GPE: What fire ecology topics related to grasslands get you most excited as a researcher, and why?

This is a tough question—there are a lot of things that get me excited. I have focused primarily on how fire affects the fauna in grasslands to date. My lab has been exploring fire effects on Texas horned lizards, harvester ants, other insect species, and most recently, bobwhite quail. However, topics such as seasonal fluctuations in flammability, small-scale heterogeneity in fire severity, heat tolerance, and fire history are of interest to me.

In particular, I am interested in how small differences in heat tolerance among species shapes post-fire insect communities. Grassland fires don’t always heat the soil to lethal temperatures, so even small differences in heat tolerance can make big differences in survival. I am also interested in understanding how patchy mosaics of fire shape insect communities on the 1m^2 scale.

GPE: What long term goals do you have for your research lab?

In the future, I hope to explore some of the topics I mentioned above in-depth. I also hope to continue my work on fire and insects. However, one of the most exciting parts of having a university lab is that I get to mentor students; my biggest long-term goal is to create and foster a research environment where students can ask exciting questions and become the future of fire ecology.

I am passionate about teaching and training future fire practitioners, and Texas Tech’s undergraduate Natural Resources Management majors are passionate about fire use and excited to learn how to safely and effectively apply fire to the landscape.

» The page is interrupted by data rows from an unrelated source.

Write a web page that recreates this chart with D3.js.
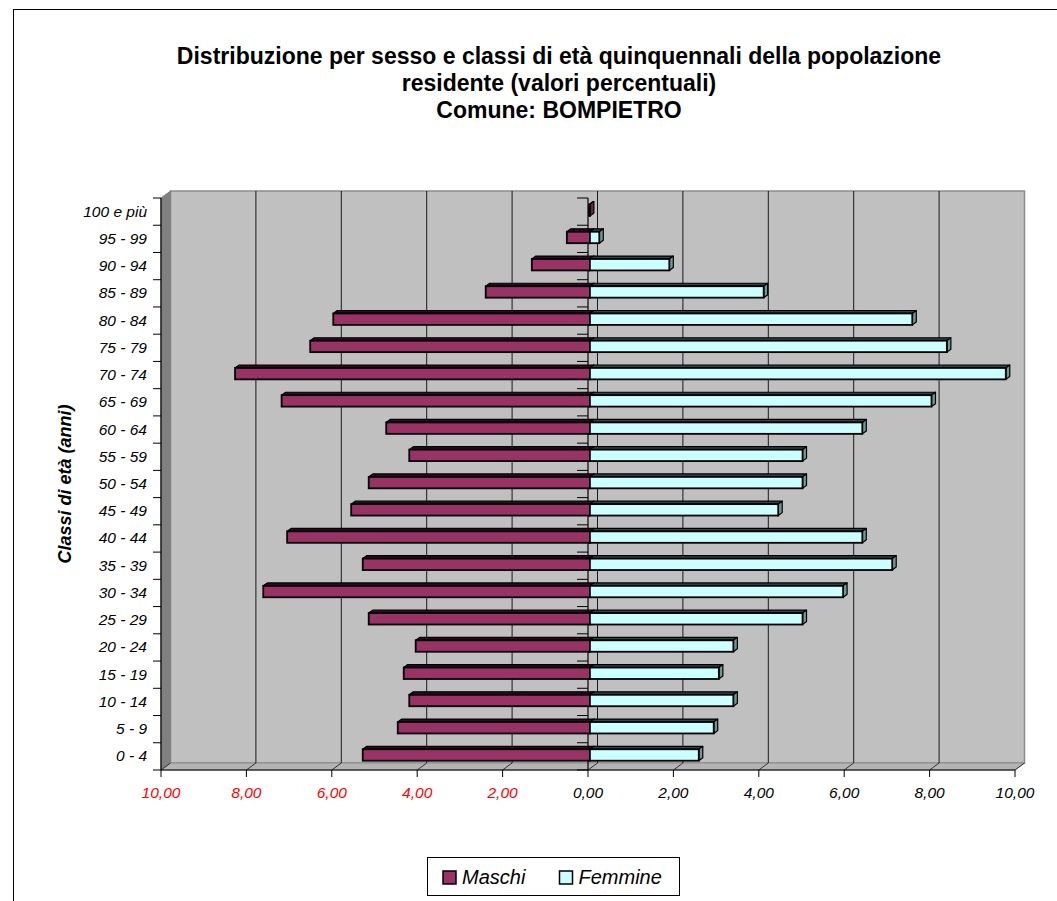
<!DOCTYPE html>
<html>
<head>
<meta charset="utf-8">
<script src="https://cdn.jsdelivr.net/npm/d3@7"></script>
<style>
  html, body { margin: 0; padding: 0; background: #ffffff; }
  svg { display: block; font-family: "Liberation Sans", Arial, sans-serif; }
</style>
</head>
<body>
<svg id="chart" width="1057" height="901"></svg>
<script>
// ---- data (top to bottom as drawn) ----
const categories = ["100 e più","95 - 99","90 - 94","85 - 89","80 - 84","75 - 79","70 - 74","65 - 69","60 - 64","55 - 59","50 - 54","45 - 49","40 - 44","35 - 39","30 - 34","25 - 29","20 - 24","15 - 19","10 - 14","5 - 9","0 - 4"];
const maschi   = [0.02,0.54,1.36,2.44,6.01,6.55,8.31,7.22,4.77,4.23,5.18,5.59,7.09,5.32,7.65,5.18,4.08,4.36,4.23,4.50,5.32];
const femmine  = [0.00,0.22,1.86,4.07,7.55,8.36,9.74,8.00,6.38,4.98,4.98,4.41,6.38,7.08,5.93,4.98,3.36,3.02,3.36,2.90,2.55];
const tickValues = [-10,-8,-6,-4,-2,0,2,4,6,8,10];
const tickLabels = ["10,00","8,00","6,00","4,00","2,00","0,00","2,00","4,00","6,00","8,00","10,00"];
const seriesNames = ["Maschi","Femmine"];
const titleLines = ["Distribuzione per sesso e classi di età quinquennali della popolazione","residente (valori percentuali)","Comune: BOMPIETRO"];
const axisTitle = "Classi di età (anni)";

// ---- layout ----
const svg = d3.select("#chart");
const DX = 9.5, DY = -7;           // 3D depth offset (front -> back)
const x = d3.scaleLinear().domain([-10, 10]).range([161, 1015]);
const y = d3.scaleBand().domain(categories).range([198, 770]);
const yTop = 198, yBot = 770;

// outer frame
svg.append("rect").attr("x", 13.5).attr("y", 9.5).attr("width", 1100).attr("height", 1000)
  .attr("fill", "#fff").attr("stroke", "#000").attr("stroke-width", 1);

// title
svg.append("g").selectAll("text").data(titleLines).join("text")
  .attr("x", 559).attr("y", (d, i) => 64 + i * 27)
  .attr("text-anchor", "middle").attr("font-weight", "bold").attr("font-size", 23)
  .attr("fill", "#000").text(d => d);

const pts = a => a.map(p => p.join(",")).join(" ");

// back wall
svg.append("polygon").attr("points", pts([
  [x(-10) + DX, yTop + DY], [x(10) + DX, yTop + DY], [x(10) + DX, yBot + DY], [x(-10) + DX, yBot + DY]
])).attr("fill", "#c0c0c0").attr("stroke", "#8c8c8c").attr("stroke-width", 1.5);

// left wall
svg.append("polygon").attr("points", pts([
  [x(-10), yTop], [x(-10) + DX, yTop + DY], [x(-10) + DX, yBot + DY], [x(-10), yBot]
])).attr("fill", "#808080").attr("stroke", "#808080").attr("stroke-width", 1);

// floor
svg.append("polygon").attr("points", pts([
  [x(-10), yBot], [x(-10) + DX, yBot + DY], [x(10) + DX, yBot + DY], [x(10), yBot]
])).attr("fill", "#b4b4b4").attr("stroke", "#8c8c8c").attr("stroke-width", 1);

// gridlines on back wall and floor
const gridVals = tickValues.filter(v => v > -10 && v < 10);
svg.append("g").selectAll("line").data(gridVals).join("line")
  .attr("x1", d => x(d) + DX).attr("x2", d => x(d) + DX)
  .attr("y1", yTop + DY).attr("y2", yBot + DY)
  .attr("stroke", "#1a1a1a").attr("stroke-width", 1);
svg.append("g").selectAll("line").data(tickValues).join("line")
  .attr("x1", d => x(d)).attr("x2", d => x(d) + DX)
  .attr("y1", yBot).attr("y2", yBot + DY)
  .attr("stroke", "#333").attr("stroke-width", 1);

// left (category) axis line + ticks + labels
const bounds = d3.range(categories.length + 1).map(i => yTop + i * y.step());
svg.append("line").attr("x1", x(-10)).attr("x2", x(-10)).attr("y1", yTop).attr("y2", yBot)
  .attr("stroke", "#000").attr("stroke-width", 1.2);
svg.append("g").selectAll("line").data(bounds).join("line")
  .attr("x1", x(-10) - 8).attr("x2", x(-10)).attr("y1", d => d).attr("y2", d => d)
  .attr("stroke", "#000").attr("stroke-width", 1);
svg.append("g").selectAll("text").data(categories).join("text")
  .attr("x", 147).attr("y", d => y(d) + y.bandwidth() / 2 + 5)
  .attr("text-anchor", "end").attr("font-style", "italic").attr("font-size", 15.5)
  .attr("fill", "#000").text(d => d);

// zero axis line + ticks
svg.append("line").attr("x1", x(0)).attr("x2", x(0)).attr("y1", yTop).attr("y2", yBot)
  .attr("stroke", "#000").attr("stroke-width", 1.2);
svg.append("g").selectAll("line").data(bounds).join("line")
  .attr("x1", x(0) - 11).attr("x2", x(0)).attr("y1", d => d).attr("y2", d => d)
  .attr("stroke", "#000").attr("stroke-width", 1);

// bottom axis
svg.append("line").attr("x1", x(-10)).attr("x2", x(10)).attr("y1", yBot).attr("y2", yBot)
  .attr("stroke", "#000").attr("stroke-width", 1.2);
svg.append("g").selectAll("line").data(tickValues).join("line")
  .attr("x1", d => x(d)).attr("x2", d => x(d)).attr("y1", yBot).attr("y2", yBot + 7)
  .attr("stroke", "#000").attr("stroke-width", 1);
svg.append("g").selectAll("text").data(tickValues).join("text")
  .attr("x", d => x(d)).attr("y", 798)
  .attr("text-anchor", "middle").attr("font-style", "italic").attr("font-size", 15.5)
  .attr("fill", d => d < 0 ? "#ff0000" : "#000")
  .text((d, i) => tickLabels[i]);

// axis title
svg.append("text").attr("transform", "translate(71,484) rotate(-90)")
  .attr("text-anchor", "middle").attr("font-weight", "bold").attr("font-style", "italic")
  .attr("font-size", 18).attr("fill", "#000").text(axisTitle);

// bars
const dFront = 0.2, dDepth = 0.42;
const bx = dFront * DX, by = dFront * DY;
const ddx = dDepth * DX, ddy = dDepth * DY;
const barH = y.bandwidth() * 0.42;
const bars = svg.append("g");
categories.forEach((c, i) => {
  const yc = y(c) + y.bandwidth() / 2 + by;
  const yt = yc - barH / 2, yb = yc + barH / 2;
  // Maschi (left)
  const m = maschi[i];
  if (m > 0) {
    const xl = x(-m) + bx, xr = x(0) + bx;
    bars.append("polygon").attr("points", pts([[xl, yt], [xl + ddx, yt + ddy], [xr + ddx, yt + ddy], [xr, yt]]))
      .attr("fill", "#2e0c1e").attr("stroke", "#000").attr("stroke-width", 1.2).attr("stroke-linejoin", "round");
    bars.append("polygon").attr("points", pts([[xr, yt], [xr + ddx, yt + ddy], [xr + ddx, yb + ddy], [xr, yb]]))
      .attr("fill", "#6b2347").attr("stroke", "#000").attr("stroke-width", 1.2).attr("stroke-linejoin", "round");
    bars.append("rect").attr("x", xl).attr("y", yt).attr("width", xr - xl).attr("height", barH)
      .attr("fill", "#993366").attr("stroke", "#000").attr("stroke-width", 1.8);
  }
  // Femmine (right)
  const f = femmine[i];
  if (f > 0) {
    const xl = x(0) + bx, xr = x(f) + bx;
    bars.append("polygon").attr("points", pts([[xl, yt], [xl + ddx, yt + ddy], [xr + ddx, yt + ddy], [xr, yt]]))
      .attr("fill", "#2f4545").attr("stroke", "#000").attr("stroke-width", 1.2).attr("stroke-linejoin", "round");
    bars.append("polygon").attr("points", pts([[xr, yt], [xr + ddx, yt + ddy], [xr + ddx, yb + ddy], [xr, yb]]))
      .attr("fill", "#6f9999").attr("stroke", "#000").attr("stroke-width", 1.2).attr("stroke-linejoin", "round");
    bars.append("rect").attr("x", xl).attr("y", yt).attr("width", xr - xl).attr("height", barH)
      .attr("fill", "#ccffff").attr("stroke", "#000").attr("stroke-width", 1.8);
  }
});

// legend
const lg = svg.append("g");
lg.append("rect").attr("x", 427.5).attr("y", 857.5).attr("width", 252).attr("height", 38)
  .attr("fill", "#fff").attr("stroke", "#000").attr("stroke-width", 1);
const legendX = [443, 559.5];
const legendFill = ["#993366", "#ccffff"];
seriesNames.forEach((s, i) => {
  lg.append("rect").attr("x", legendX[i]).attr("y", 871).attr("width", 13).attr("height", 13)
    .attr("fill", legendFill[i]).attr("stroke", "#000").attr("stroke-width", 1.5);
  lg.append("text").attr("x", legendX[i] + 19).attr("y", 884)
    .attr("font-style", "italic").attr("font-size", 20).attr("fill", "#000").text(s);
});
</script>
</body>
</html>
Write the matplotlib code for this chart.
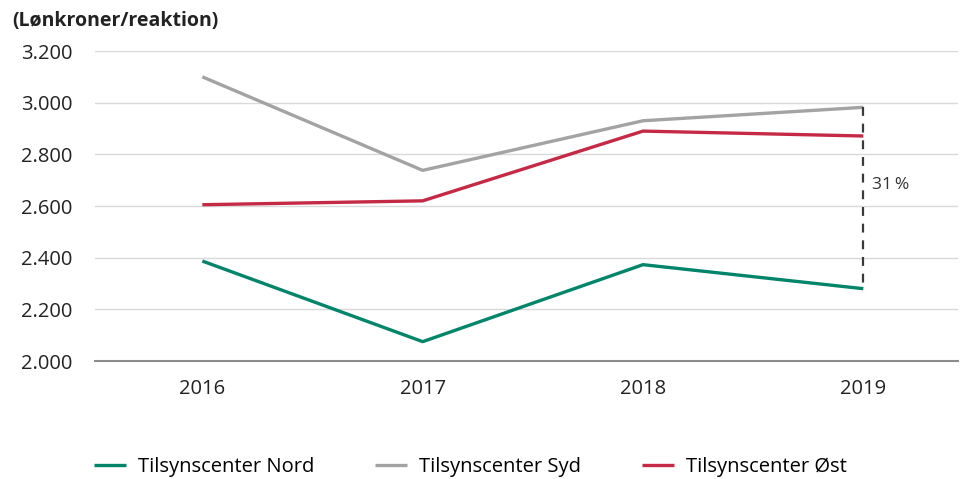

One of my biggest long-term goals is to build a TTU prescribed burning training program, where our students can gain fire exposure and experience and be competitive for fire management positions across the region.

GPE:  What are the most important questions we need to answer for grasslands today?

How do we conserve grassland function and integrity in a rapidly developing world and changing climate?

I think there are three very intertwined topics that are going to be important going forward: 1) fire mitigation and suppression, 2) climate change, and 3) fire management and use. For all three of these topics, education of practitioners, landowners, and other stakeholders is an important component of bringing about change.

GPE:  Can you describe one or two findings from your research career related to grasslands and fire?

We recently completed a study led by Rachel Granberg that examined the effects of fire on Texas horned lizards in central Texas grasslands. She found that lizards tended to use burned areas more frequently. She also modeled survival of lizards and found that female lizard survival depends primarily on a lack of leaf litter, as created by fire. My lab also recently completed a project led by Anna Meyer that examined the effects of fire on harvester ant colony size, abundance, and calorie content. Harvester ants are prey items of the Texas horned lizard, so their availability and nutritional content are relevant to its conservation. We found no effect of fire on colony size or abundance; however, ants from burned areas contained fewer calories than ants from unburned areas. While ants from burned areas may be less nutritious, burning is still an important tool in horned lizard conservation.

GPE:  What advice can you offer to students considering fire research as a career? What key things should they do to prepare?

My advice would be to go out and experience fire. Take a summer to work on a crew or get involved in prescribed burning. No amount of reading or research can make up for that experience.